Why pytorch is getting killed during training on larger dataset on AWS EC2 instances

frequiem11 · August 12, 2025, 11:57am

I’m kind of new to training models so sorry if it is a blatantly bad question. We are training semantic segmentation model (PidNET) on AWS EC2 instances using pytorch. Our default parameter values for num_worker=8 and batch_size=8 are given. When our dataset exceeds 10.000 images, with given parameters, pytorch gets killed without any error message. Also AWS Instance gets shutdown so I get to reboot the instance.

Training works for num_worker=4 and batch_size=4 values when our datasets contain 10.000-14.000 images. However, when our datasets exceeds 14.000 images, the python script gets killed again without no errors or warnings whatsoever.

We have plenty of storage so it should not be an issue. GPU Memory is also sufficient as I check with nvidia-smi -l 10 command. What could be the issue?

PyDevC · August 12, 2025, 2:56pm

what about RAM?

How much size is the image dataset?

spiegelball · August 13, 2025, 7:59am

Are you using docker? If so, check shm_size in Advanced configuration | GitLab Docs

frequiem11 · August 13, 2025, 1:10pm

After check, It gets killed when RAM is full.

frequiem11 · August 13, 2025, 1:11pm

Yes I am using docker. After checking out, when the system RAM is full, it gets killed.

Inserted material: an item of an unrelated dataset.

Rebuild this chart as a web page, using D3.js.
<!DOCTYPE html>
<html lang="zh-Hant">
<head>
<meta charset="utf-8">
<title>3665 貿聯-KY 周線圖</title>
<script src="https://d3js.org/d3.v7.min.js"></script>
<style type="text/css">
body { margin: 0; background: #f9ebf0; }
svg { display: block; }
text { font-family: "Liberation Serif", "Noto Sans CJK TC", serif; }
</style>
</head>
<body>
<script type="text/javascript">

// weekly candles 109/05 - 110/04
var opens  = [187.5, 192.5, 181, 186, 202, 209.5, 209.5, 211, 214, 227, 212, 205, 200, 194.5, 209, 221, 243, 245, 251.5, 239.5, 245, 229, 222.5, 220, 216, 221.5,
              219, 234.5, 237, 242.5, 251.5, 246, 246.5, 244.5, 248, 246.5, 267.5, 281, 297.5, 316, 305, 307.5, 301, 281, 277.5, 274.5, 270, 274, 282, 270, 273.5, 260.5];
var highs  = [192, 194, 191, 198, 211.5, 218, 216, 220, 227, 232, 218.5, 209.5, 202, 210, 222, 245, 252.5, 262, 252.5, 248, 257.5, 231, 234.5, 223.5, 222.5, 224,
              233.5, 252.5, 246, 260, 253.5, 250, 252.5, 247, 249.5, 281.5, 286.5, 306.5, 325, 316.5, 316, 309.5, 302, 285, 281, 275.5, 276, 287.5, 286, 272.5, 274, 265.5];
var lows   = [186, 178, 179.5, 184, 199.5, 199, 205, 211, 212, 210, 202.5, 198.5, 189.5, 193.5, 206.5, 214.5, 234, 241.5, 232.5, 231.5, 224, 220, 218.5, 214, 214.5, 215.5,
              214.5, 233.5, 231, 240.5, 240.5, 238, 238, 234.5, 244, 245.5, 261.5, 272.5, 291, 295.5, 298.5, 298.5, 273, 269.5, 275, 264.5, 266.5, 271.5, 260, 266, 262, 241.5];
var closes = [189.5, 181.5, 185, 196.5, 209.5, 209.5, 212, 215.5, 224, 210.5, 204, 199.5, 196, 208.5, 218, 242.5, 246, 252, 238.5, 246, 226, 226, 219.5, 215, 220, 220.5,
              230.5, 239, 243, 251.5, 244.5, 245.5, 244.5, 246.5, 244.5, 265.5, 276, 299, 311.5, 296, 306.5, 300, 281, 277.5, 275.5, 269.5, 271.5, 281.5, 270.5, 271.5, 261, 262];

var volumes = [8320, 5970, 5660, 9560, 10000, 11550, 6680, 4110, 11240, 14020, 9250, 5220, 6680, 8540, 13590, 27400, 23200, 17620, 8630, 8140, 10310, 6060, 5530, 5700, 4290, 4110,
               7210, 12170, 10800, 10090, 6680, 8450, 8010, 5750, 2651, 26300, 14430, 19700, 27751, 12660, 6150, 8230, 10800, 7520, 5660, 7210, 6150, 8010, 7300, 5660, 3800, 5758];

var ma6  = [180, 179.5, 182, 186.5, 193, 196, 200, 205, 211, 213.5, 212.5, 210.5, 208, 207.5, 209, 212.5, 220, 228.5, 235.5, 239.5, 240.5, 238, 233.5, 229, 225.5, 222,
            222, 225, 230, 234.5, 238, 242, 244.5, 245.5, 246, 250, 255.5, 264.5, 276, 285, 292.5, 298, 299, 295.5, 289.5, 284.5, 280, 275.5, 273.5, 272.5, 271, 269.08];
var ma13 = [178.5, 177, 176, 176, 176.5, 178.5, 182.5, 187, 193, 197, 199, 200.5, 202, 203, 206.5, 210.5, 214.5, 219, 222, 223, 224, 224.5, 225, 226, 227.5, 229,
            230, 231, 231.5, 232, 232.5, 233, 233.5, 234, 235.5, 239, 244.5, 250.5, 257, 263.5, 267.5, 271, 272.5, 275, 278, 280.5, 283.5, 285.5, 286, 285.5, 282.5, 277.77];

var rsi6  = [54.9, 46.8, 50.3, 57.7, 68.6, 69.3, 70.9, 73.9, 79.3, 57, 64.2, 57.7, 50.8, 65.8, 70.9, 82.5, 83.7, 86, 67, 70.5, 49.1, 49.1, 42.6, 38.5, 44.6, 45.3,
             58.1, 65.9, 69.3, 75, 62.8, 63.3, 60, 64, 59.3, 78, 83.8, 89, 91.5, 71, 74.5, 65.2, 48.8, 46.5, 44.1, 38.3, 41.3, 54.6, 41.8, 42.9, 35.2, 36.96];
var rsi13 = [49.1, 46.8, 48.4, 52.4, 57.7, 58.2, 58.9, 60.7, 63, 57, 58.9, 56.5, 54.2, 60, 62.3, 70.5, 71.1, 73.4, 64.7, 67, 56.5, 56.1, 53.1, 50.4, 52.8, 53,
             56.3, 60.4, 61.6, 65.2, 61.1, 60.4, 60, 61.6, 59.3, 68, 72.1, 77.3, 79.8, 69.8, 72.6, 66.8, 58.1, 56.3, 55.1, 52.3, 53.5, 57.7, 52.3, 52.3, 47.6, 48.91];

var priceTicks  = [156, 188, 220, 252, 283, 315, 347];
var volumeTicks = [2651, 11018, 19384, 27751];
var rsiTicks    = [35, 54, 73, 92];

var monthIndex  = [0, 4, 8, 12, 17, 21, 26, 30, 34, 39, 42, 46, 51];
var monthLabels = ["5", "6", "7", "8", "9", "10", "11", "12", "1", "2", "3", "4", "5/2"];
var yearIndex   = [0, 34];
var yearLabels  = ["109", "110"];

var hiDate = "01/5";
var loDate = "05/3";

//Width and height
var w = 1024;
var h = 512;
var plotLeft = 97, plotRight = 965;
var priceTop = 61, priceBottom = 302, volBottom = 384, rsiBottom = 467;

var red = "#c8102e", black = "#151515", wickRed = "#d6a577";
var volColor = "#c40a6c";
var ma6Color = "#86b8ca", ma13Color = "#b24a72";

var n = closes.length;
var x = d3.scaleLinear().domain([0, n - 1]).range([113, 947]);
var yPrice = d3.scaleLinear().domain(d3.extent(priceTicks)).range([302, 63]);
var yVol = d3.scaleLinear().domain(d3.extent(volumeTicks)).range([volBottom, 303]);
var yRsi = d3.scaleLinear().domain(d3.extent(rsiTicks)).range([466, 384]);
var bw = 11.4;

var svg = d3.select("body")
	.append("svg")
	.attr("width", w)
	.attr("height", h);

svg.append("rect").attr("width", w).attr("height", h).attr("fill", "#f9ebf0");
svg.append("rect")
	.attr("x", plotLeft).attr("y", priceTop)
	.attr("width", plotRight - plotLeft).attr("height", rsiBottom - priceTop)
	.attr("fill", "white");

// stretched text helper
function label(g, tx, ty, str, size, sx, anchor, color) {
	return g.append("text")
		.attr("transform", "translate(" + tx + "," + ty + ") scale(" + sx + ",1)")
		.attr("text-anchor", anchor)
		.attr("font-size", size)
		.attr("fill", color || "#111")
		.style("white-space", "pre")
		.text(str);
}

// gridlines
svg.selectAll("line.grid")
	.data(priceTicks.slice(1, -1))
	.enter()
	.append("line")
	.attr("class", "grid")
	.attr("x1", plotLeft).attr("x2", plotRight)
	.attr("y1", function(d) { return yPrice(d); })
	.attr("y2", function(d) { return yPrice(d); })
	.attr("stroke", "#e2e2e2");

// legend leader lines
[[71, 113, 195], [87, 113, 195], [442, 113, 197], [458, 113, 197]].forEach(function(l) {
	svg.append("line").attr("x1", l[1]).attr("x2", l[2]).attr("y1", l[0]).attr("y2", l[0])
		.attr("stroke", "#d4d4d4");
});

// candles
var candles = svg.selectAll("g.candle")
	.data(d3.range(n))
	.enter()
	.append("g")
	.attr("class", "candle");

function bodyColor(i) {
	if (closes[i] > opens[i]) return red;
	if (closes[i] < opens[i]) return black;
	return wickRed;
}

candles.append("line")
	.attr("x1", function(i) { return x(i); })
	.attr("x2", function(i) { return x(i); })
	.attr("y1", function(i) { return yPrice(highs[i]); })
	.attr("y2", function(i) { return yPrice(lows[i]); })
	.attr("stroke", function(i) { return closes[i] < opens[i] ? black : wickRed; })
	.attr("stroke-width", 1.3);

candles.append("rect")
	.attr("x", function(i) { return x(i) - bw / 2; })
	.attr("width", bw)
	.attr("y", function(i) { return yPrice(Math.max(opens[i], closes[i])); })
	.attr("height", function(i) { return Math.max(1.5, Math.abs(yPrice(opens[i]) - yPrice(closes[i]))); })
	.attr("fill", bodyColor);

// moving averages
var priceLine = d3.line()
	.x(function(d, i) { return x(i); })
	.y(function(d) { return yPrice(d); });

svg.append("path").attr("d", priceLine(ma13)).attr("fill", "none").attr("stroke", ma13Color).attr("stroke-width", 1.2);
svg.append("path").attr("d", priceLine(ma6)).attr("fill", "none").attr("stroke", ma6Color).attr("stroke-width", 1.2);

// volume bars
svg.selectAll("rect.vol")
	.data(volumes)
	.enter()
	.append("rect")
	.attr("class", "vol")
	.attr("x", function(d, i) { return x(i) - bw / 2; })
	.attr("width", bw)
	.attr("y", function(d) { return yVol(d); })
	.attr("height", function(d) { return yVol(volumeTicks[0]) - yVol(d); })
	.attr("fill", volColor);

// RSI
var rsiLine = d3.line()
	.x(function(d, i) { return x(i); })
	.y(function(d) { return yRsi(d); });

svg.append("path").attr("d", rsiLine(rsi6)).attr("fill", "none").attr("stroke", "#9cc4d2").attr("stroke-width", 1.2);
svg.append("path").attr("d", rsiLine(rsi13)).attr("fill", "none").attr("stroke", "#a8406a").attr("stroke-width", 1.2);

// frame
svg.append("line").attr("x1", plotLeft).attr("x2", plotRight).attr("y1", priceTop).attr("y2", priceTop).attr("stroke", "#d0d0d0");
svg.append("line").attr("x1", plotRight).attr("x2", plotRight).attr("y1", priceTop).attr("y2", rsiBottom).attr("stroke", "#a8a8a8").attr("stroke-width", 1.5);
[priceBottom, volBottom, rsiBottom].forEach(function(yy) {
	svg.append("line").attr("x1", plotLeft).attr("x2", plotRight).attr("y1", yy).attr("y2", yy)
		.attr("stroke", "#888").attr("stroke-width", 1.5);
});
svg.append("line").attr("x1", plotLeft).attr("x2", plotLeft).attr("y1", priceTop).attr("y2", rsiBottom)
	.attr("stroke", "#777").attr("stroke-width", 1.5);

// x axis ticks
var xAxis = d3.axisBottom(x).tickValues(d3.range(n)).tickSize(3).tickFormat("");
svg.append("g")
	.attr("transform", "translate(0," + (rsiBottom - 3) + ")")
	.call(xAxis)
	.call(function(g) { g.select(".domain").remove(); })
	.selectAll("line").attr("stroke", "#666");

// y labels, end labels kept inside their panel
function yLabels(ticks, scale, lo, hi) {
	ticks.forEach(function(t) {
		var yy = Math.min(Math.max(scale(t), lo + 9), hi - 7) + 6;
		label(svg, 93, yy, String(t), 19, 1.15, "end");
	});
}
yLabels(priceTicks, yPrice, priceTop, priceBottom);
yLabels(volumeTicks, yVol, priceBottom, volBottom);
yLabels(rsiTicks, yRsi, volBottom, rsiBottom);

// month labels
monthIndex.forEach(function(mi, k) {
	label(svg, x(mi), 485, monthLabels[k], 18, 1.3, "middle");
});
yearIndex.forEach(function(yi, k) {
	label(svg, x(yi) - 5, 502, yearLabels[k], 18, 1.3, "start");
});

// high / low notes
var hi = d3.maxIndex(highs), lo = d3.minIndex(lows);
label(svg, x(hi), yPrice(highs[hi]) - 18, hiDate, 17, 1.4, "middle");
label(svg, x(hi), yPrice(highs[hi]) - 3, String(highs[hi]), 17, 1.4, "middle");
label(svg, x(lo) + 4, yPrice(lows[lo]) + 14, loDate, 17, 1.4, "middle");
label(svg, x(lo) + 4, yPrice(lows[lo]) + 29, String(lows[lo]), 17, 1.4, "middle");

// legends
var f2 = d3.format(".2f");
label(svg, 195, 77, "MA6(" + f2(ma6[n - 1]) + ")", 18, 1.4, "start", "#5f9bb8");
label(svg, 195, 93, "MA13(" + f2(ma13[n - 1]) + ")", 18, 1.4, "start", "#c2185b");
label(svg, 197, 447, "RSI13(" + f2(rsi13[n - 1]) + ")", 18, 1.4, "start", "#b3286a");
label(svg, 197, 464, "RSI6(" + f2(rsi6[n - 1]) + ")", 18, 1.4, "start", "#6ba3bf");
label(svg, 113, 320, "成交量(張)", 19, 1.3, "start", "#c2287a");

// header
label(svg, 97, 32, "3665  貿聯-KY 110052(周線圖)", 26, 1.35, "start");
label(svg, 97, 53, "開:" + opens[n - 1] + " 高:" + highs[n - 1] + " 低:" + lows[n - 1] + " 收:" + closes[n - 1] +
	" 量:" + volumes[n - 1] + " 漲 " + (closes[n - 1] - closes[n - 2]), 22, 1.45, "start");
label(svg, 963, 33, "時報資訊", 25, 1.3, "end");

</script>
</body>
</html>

spiegelball · August 13, 2025, 2:37pm

Did you set the variable in the runner?

[runners.docker]
    image = "ruby:3.1"
    gpus = "all"
    shm_size = 2073741824
...

It needs a pretty high value.

PyDevC · August 13, 2025, 3:21pm

yes I also encountered this when trying to run GitHub - lllyasviel/FramePack: Lets make video diffusion practical!

well I could not found a solution other than buy more ram